In Small Change, Nabeel Hamdi includes an excerpt from Italo Calvino’s Le Cita Invisibili (1972) that I find striking, especially as I consider the challenges of planning in the merging megacities of the world. It’s worth sharing, I think.
Zenobia, a city in Asia, has houses made of bamboo and zinc, with many platforms and balconies placed on stilts at various heights, crossing one another, linked by ladders and hanging belvederes, with barrels storing water, weather vanes, jutting pulleys, fish poles and cranes.

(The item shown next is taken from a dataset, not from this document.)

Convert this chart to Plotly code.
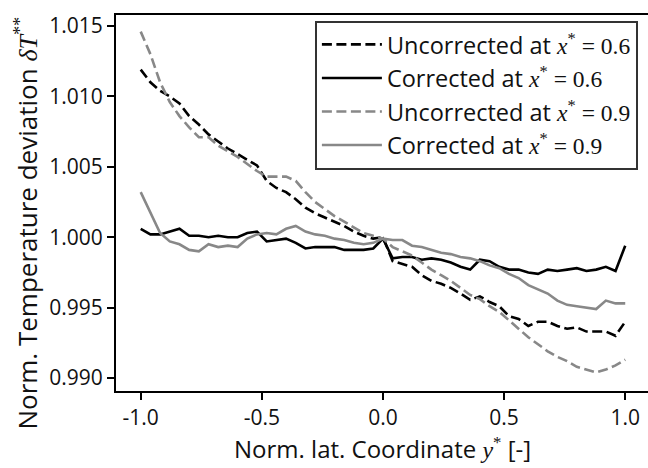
import plotly.graph_objects as go

y_star = [-1.00, -0.96, -0.92, -0.88, -0.84, -0.80, -0.76, -0.72, -0.68, -0.64,
          -0.60, -0.56, -0.52, -0.48, -0.44, -0.40, -0.36, -0.32, -0.28, -0.24,
          -0.20, -0.16, -0.12, -0.08, -0.04, 0.00, 0.04, 0.08, 0.12, 0.16,
          0.20, 0.24, 0.28, 0.32, 0.36, 0.40, 0.44, 0.48, 0.52, 0.56,
          0.60, 0.64, 0.68, 0.72, 0.76, 0.80, 0.84, 0.88, 0.92, 0.96, 1.00]

uncorr_06 = [1.0119, 1.0110, 1.0104, 1.0100, 1.0095, 1.0086, 1.0080, 1.0073, 1.0068, 1.0063,
             1.0059, 1.0055, 1.0051, 1.0040, 1.0035, 1.0032, 1.0027, 1.0021, 1.0017, 1.0014,
             1.0011, 1.0008, 1.0004, 1.0001, 0.9999, 1.0000, 0.9983, 0.9981, 0.9979, 0.9973,
             0.9969, 0.9967, 0.9964, 0.9960, 0.99555, 0.9958, 0.9954, 0.9951, 0.9944, 0.9942,
             0.9937, 0.9940, 0.9940, 0.9937, 0.9935, 0.9936, 0.9933, 0.9933, 0.9933, 0.9930, 0.9940]

corr_06 = [1.0006, 1.0002, 1.0002, 1.0004, 1.0006, 1.0001, 1.0001, 1.0000, 1.0001, 1.0000,
           1.0000, 1.0003, 1.0004, 0.9997, 0.9998, 0.9999, 0.9996, 0.9992, 0.9993, 0.9993,
           0.9993, 0.9991, 0.9991, 0.9991, 0.9992, 0.9999, 0.9985, 0.9986, 0.9986, 0.9984,
           0.9985, 0.9984, 0.9982, 0.9979, 0.9977, 0.9984, 0.9983, 0.9979, 0.9977, 0.9977,
           0.9975, 0.9974, 0.9977, 0.9976, 0.9977, 0.9978, 0.9976, 0.9977, 0.9979, 0.9976, 0.9994]

uncorr_09 = [1.0146, 1.0130, 1.0110, 1.0096, 1.0086, 1.0078, 1.0071, 1.0071, 1.0065, 1.0061,
             1.0057, 1.0052, 1.0047, 1.0043, 1.0043, 1.0043, 1.0040, 1.0032, 1.0025, 1.0020,
             1.0015, 1.0011, 1.0007, 1.0003, 1.0001, 0.9999, 0.9993, 0.9990, 0.9987, 0.9982,
             0.9977, 0.9973, 0.9969, 0.9964, 0.9959, 0.9956, 0.9951, 0.9947, 0.9941, 0.9935,
             0.9929, 0.9924, 0.9919, 0.9915, 0.9912, 0.9908, 0.9906, 0.9904, 0.9906, 0.9909, 0.9913]

corr_09 = [1.0032, 1.0018, 1.0003, 0.9997, 0.9995, 0.9991, 0.9990, 0.9995, 0.9993, 0.9994,
           0.9993, 0.9999, 1.0002, 1.0003, 1.0002, 1.0006, 1.0008, 1.0004, 1.0002, 1.0001,
           0.9999, 0.9998, 0.9996, 0.9995, 0.9996, 0.9999, 0.9998, 0.9998, 0.9994, 0.9993,
           0.9991, 0.9989, 0.9988, 0.9986, 0.9985, 0.9983, 0.9980, 0.9978, 0.9974, 0.9971,
           0.9966, 0.9963, 0.9960, 0.9955, 0.9952, 0.9951, 0.9950, 0.9949, 0.9955, 0.9953, 0.9953]

SERIF = "font-family:'Liberation Serif'"
series_names = [
    f"Uncorrected at <span style=\"{SERIF}\"><i>x</i><sup>*</sup> = 0.6</span>",
    f"Corrected at <span style=\"{SERIF}\"><i>x</i><sup>*</sup> = 0.6</span>",
    f"Uncorrected at <span style=\"{SERIF}\"><i>x</i><sup>*</sup> = 0.9</span>",
    f"Corrected at <span style=\"{SERIF}\"><i>x</i><sup>*</sup> = 0.9</span>",
]
x_title = f"Norm. lat. Coordinate <span style=\"{SERIF}\"><i>y</i><sup>*</sup></span> [-]"
y_title = f"Norm. Temperature deviation <span style=\"{SERIF}\"><i>δT</i><sup>**</sup></span>"

x_tick_vals = [-1.0, -0.5, 0.0, 0.5, 1.0]
x_tick_text = ['-1.0', '-0.5', '0.0', '0.5', '1.0']
y_tick_vals = [0.990, 0.995, 1.000, 1.005, 1.010, 1.015]
y_tick_text = ['0.990', '0.995', '1.000', '1.005', '1.010', '1.015']

FONT = 'Open Sans'
styles = [('black', '10px,4.5px'), ('black', 'solid'), ('#888888', '10px,4.5px'), ('#888888', 'solid')]
data = [uncorr_06, corr_06, uncorr_09, corr_09]

fig = go.Figure()
for name, vals, (col, dash) in zip(series_names, data, styles):
    fig.add_trace(go.Scatter(x=y_star, y=vals, mode='lines', name=name,
                             line=dict(color=col, dash=dash, width=2.6)))

fig.update_layout(
    width=648, height=468,
    margin=dict(l=116, r=0, t=15, b=77),
    paper_bgcolor='white', plot_bgcolor='white',
    font=dict(family=FONT, size=21, color='#111111'),
    showlegend=True,
    legend=dict(x=0.981, y=0.985, xanchor='right', yanchor='top',
                bgcolor='white', bordercolor='#333333', borderwidth=2,
                font=dict(size=23.5), tracegroupgap=0, itemwidth=60),
    annotations=[
        dict(text=x_title, xref='paper', yref='paper', x=0.5, y=-0.152,
             xanchor='center', yanchor='middle', showarrow=False, font=dict(size=24)),
        dict(text=y_title, xref='paper', yref='paper', x=-0.168, y=0.447,
             xanchor='center', yanchor='middle', showarrow=False, textangle=-90,
             font=dict(size=26)),
    ],
)
fig.update_xaxes(range=[-1.102, 1.094], showgrid=False, zeroline=False,
                 showline=True, linecolor='black', linewidth=2, mirror=True,
                 ticks='outside', ticklen=7, tickwidth=1.5, tickcolor='black',
                 tickvals=x_tick_vals, ticktext=x_tick_text, automargin=False)
fig.update_yaxes(range=[0.98908, 1.01578], showgrid=False, zeroline=False,
                 showline=True, linecolor='black', linewidth=2,
                 ticks='outside', ticklen=7, tickwidth=1.5, tickcolor='black',
                 tickvals=y_tick_vals, ticktext=y_tick_text, automargin=False)
fig.write_html('out.html', config={'displayModeBar': False},
               post_script="document.body.style.margin='0px';document.body.style.overflow='hidden';")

No-one remembers what need, command, or desire drove Zenobia’s founders to give their city this form, as the buildings are constructed on pilings that sit over dry terrain. But what is certain is that if a traveler asks an inhabitant of Zenobia to describe his vision of a happy life, it is always a city like Zenobia that he imagines, with its piling and suspended stairways, a Zenobia perhaps aflutter with banners and ribbons, quite different from the original but always derived by combining elements of that first model.
However, it is pointless to try to decide whether Zenobia is to be classified among happy cities or among the unhappy. It makes no sense to divide cities into these two species, but rather into a different two: those that through the years and the changes continue to give form to their desires and those in which desires either erase the city or are erased by it.